Paintings celebrating deadly bomb attacks, photographs of beheaded children and rusting home-made grenades fill a police museum dedicated to the 31,300 people killed by Peru's ruthless Shining Path rebels.
As the Maoist group's jailed leader Abimael Guzman faces a life sentence on Friday in a retrial, officials are encouraging Peruvians to reflect on the dangers of fanaticism in a country still afflicted by the chronic poverty that experts say allowed Shining Path to flourish.
"Shining Path is not just part of Peru's past. It reflects the country's social exclusion, injustice and poverty that creates monsters like Guzman," said Salomon Lerner, who headed a government truth commission in 2003.
Guzman, a former philosophy professor, waged a "popular war" from 1980 until his capture in 1992 to try to install communism in Peru, offering dignity to millions of Andean peasants. But his calls for followers to first cross a "river of blood" and kill 10 percent of the population ultimately alienated supporters and deeply scarred Peru.
Housed in a police building once bombed by Shining Path, the museum contains objects made by followers in Peruvian prisons created out of wood, stone, leather and even soap.
Wooden miniatures celebrate the start of Shining Path's war with the burning of ballot boxes in 1980 as Peru returned to democracy after more than a decade of military dictatorship.
A pair of Guzman's thick, trademark spectacles and his collection of pin-badges of China's Communist leader Mao Zedong, Shining Path's inspiration, form the centerpiece of the museum, built up by police after raids on rebel hideouts.
Comprising communist paintings, sculptures and flags given to Guzman by his followers, the artifacts show the now gray-haired 71-year-old as a heroic figure leading a war against Peru's European-descended, coastal elite that has dominated the country since the 15th century Spanish conquest. "In the paintings Guzman never holds a gun, only a book, even as he celebrates bomb attacks," said museum curator Ruben Zuniga, a police officer who helped capture Guzman.
"He envisaged creating a museum to celebrate his victory with all these objects," Zuniga said, who added that although the museum was open to the public, it remained under police control so it would not be glorified as a shrine.
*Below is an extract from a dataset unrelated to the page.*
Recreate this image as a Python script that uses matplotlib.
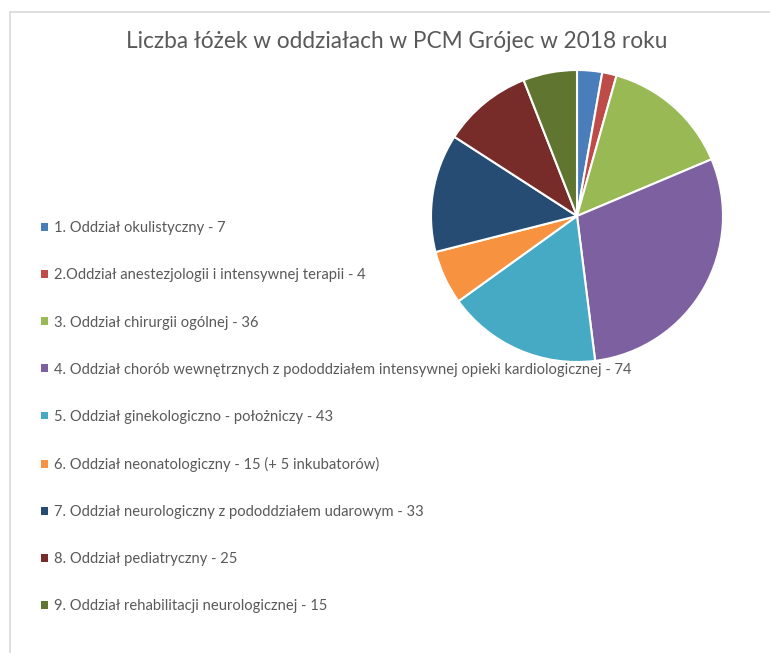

Police have added a section of photographs documenting the horrific bombing campaign in Lima in the early 1990s.
Black-and-white photos show the charred bodies, collapsed apartment buildings and children beheaded and stabbed to death. Other photos show entire Andean villages destroyed. Immediately following Guzman's capture, rebels carried out 65 attacks in eight days as Shining Path split into factions divided over whether to accept the group's defeat.
Today, remnants of the group are still at large and have forged links with drug traffickers in Peru, the world's No 2 cocaine producer, occasionally carrying out attacks on police. "The group have become protectors of the drug trade and have lost interest in seizing political power," said former interior minister and political analyst Fernando Rospigliosi. "They may try to gain attention with some kind of attack because of Guzman's trial but nothing more," he added.